Carry none of the pictures over; set down the material below exactly.

>> begin

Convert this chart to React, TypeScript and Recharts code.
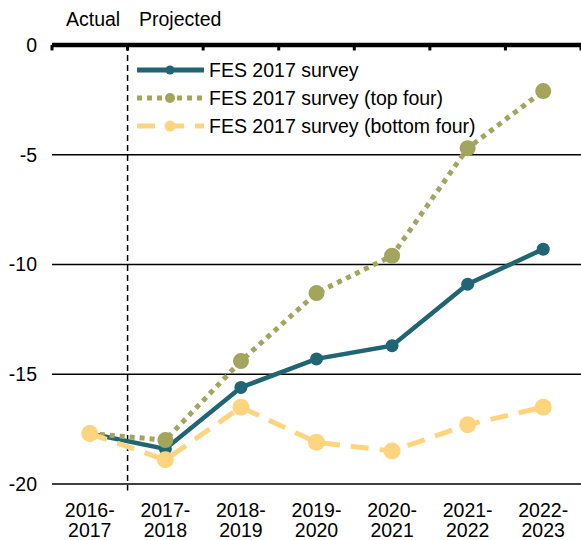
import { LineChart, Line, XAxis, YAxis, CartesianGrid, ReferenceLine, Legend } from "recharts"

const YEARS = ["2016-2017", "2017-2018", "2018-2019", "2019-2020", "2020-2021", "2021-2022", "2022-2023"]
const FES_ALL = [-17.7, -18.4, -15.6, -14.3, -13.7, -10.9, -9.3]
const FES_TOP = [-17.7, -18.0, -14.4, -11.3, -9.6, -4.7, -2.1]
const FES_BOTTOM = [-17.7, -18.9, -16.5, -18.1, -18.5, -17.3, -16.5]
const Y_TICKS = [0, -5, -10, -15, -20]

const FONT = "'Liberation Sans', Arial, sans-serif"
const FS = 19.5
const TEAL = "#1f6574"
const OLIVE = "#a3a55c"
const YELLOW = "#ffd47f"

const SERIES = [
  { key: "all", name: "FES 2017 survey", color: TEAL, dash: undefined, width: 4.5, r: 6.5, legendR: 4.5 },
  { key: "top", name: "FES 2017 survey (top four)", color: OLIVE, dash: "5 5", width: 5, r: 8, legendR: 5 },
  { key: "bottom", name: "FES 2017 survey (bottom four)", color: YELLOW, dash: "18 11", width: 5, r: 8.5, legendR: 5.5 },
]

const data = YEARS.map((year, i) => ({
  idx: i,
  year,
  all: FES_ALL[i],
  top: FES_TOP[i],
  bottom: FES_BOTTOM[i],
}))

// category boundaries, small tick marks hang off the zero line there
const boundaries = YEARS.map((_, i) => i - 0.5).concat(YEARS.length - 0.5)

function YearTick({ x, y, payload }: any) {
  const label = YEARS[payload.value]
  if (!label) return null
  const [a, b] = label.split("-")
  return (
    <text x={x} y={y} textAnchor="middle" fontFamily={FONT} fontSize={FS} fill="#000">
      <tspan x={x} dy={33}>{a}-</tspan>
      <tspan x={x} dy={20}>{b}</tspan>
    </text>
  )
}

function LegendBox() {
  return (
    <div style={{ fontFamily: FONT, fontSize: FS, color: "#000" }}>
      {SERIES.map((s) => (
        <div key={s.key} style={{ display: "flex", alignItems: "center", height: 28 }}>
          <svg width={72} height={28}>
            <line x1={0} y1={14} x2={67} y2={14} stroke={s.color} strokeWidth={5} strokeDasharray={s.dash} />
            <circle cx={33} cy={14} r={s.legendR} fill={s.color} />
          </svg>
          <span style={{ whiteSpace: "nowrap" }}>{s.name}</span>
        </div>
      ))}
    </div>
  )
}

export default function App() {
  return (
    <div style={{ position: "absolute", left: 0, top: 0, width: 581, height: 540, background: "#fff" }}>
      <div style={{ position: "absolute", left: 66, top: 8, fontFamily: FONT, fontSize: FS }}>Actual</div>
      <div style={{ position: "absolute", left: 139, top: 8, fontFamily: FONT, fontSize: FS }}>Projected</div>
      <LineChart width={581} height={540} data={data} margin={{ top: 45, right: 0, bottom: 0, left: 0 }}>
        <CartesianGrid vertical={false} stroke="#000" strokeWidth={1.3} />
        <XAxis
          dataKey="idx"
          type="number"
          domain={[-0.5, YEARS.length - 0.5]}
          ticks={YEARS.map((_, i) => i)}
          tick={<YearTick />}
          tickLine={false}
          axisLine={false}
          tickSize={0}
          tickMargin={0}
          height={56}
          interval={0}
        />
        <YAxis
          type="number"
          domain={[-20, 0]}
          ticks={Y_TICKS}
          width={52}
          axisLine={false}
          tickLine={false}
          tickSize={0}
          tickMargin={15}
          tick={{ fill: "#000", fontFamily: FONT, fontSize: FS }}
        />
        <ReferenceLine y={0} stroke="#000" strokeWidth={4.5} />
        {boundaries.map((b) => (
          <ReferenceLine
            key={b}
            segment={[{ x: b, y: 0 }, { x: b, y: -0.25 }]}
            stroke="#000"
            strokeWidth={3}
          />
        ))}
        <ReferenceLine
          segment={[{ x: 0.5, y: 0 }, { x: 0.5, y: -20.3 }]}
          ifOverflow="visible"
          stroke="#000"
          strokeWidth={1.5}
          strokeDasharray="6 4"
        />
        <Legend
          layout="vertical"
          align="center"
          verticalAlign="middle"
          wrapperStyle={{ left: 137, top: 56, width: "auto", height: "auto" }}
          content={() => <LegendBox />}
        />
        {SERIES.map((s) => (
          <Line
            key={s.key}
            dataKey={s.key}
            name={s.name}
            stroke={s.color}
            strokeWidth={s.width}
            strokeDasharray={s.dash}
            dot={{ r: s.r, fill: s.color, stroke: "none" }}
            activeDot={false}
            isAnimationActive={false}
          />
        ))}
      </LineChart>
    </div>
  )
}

>> end

_ANSWER BELOW_
Convert this chart to React, TypeScript and Recharts code.
import { LineChart, Line, XAxis, YAxis, CartesianGrid, ReferenceLine, Legend } from "recharts"

const YEARS = ["2016-2017", "2017-2018", "2018-2019", "2019-2020", "2020-2021", "2021-2022", "2022-2023"]
const FES_ALL = [-17.7, -18.4, -15.6, -14.3, -13.7, -10.9, -9.3]
const FES_TOP = [-17.7, -18.0, -14.4, -11.3, -9.6, -4.7, -2.1]
const FES_BOTTOM = [-17.7, -18.9, -16.5, -18.1, -18.5, -17.3, -16.5]
const Y_TICKS = [0, -5, -10, -15, -20]

const FONT = "'Liberation Sans', Arial, sans-serif"
const FS = 19.5
const TEAL = "#1f6574"
const OLIVE = "#a3a55c"
const YELLOW = "#ffd47f"

const SERIES = [
  { key: "all", name: "FES 2017 survey", color: TEAL, dash: undefined, width: 4.5, r: 6.5, legendR: 4.5 },
  { key: "top", name: "FES 2017 survey (top four)", color: OLIVE, dash: "5 5", width: 5, r: 8, legendR: 5 },
  { key: "bottom", name: "FES 2017 survey (bottom four)", color: YELLOW, dash: "18 11", width: 5, r: 8.5, legendR: 5.5 },
]

const data = YEARS.map((year, i) => ({
  idx: i,
  year,
  all: FES_ALL[i],
  top: FES_TOP[i],
  bottom: FES_BOTTOM[i],
}))

// category boundaries, small tick marks hang off the zero line there
const boundaries = YEARS.map((_, i) => i - 0.5).concat(YEARS.length - 0.5)

function YearTick({ x, y, payload }: any) {
  const label = YEARS[payload.value]
  if (!label) return null
  const [a, b] = label.split("-")
  return (
    <text x={x} y={y} textAnchor="middle" fontFamily={FONT} fontSize={FS} fill="#000">
      <tspan x={x} dy={33}>{a}-</tspan>
      <tspan x={x} dy={20}>{b}</tspan>
    </text>
  )
}

function LegendBox() {
  return (
    <div style={{ fontFamily: FONT, fontSize: FS, color: "#000" }}>
      {SERIES.map((s) => (
        <div key={s.key} style={{ display: "flex", alignItems: "center", height: 28 }}>
          <svg width={72} height={28}>
            <line x1={0} y1={14} x2={67} y2={14} stroke={s.color} strokeWidth={5} strokeDasharray={s.dash} />
            <circle cx={33} cy={14} r={s.legendR} fill={s.color} />
          </svg>
          <span style={{ whiteSpace: "nowrap" }}>{s.name}</span>
        </div>
      ))}
    </div>
  )
}

export default function App() {
  return (
    <div style={{ position: "absolute", left: 0, top: 0, width: 581, height: 540, background: "#fff" }}>
      <div style={{ position: "absolute", left: 66, top: 8, fontFamily: FONT, fontSize: FS }}>Actual</div>
      <div style={{ position: "absolute", left: 139, top: 8, fontFamily: FONT, fontSize: FS }}>Projected</div>
      <LineChart width={581} height={540} data={data} margin={{ top: 45, right: 0, bottom: 0, left: 0 }}>
        <CartesianGrid vertical={false} stroke="#000" strokeWidth={1.3} />
        <XAxis
          dataKey="idx"
          type="number"
          domain={[-0.5, YEARS.length - 0.5]}
          ticks={YEARS.map((_, i) => i)}
          tick={<YearTick />}
          tickLine={false}
          axisLine={false}
          tickSize={0}
          tickMargin={0}
          height={56}
          interval={0}
        />
        <YAxis
          type="number"
          domain={[-20, 0]}
          ticks={Y_TICKS}
          width={52}
          axisLine={false}
          tickLine={false}
          tickSize={0}
          tickMargin={15}
          tick={{ fill: "#000", fontFamily: FONT, fontSize: FS }}
        />
        <ReferenceLine y={0} stroke="#000" strokeWidth={4.5} />
        {boundaries.map((b) => (
          <ReferenceLine
            key={b}
            segment={[{ x: b, y: 0 }, { x: b, y: -0.25 }]}
            stroke="#000"
            strokeWidth={3}
          />
        ))}
        <ReferenceLine
          segment={[{ x: 0.5, y: 0 }, { x: 0.5, y: -20.3 }]}
          ifOverflow="visible"
          stroke="#000"
          strokeWidth={1.5}
          strokeDasharray="6 4"
        />
        <Legend
          layout="vertical"
          align="center"
          verticalAlign="middle"
          wrapperStyle={{ left: 137, top: 56, width: "auto", height: "auto" }}
          content={() => <LegendBox />}
        />
        {SERIES.map((s) => (
          <Line
            key={s.key}
            dataKey={s.key}
            name={s.name}
            stroke={s.color}
            strokeWidth={s.width}
            strokeDasharray={s.dash}
            dot={{ r: s.r, fill: s.color, stroke: "none" }}
            activeDot={false}
            isAnimationActive={false}
          />
        ))}
      </LineChart>
    </div>
  )
}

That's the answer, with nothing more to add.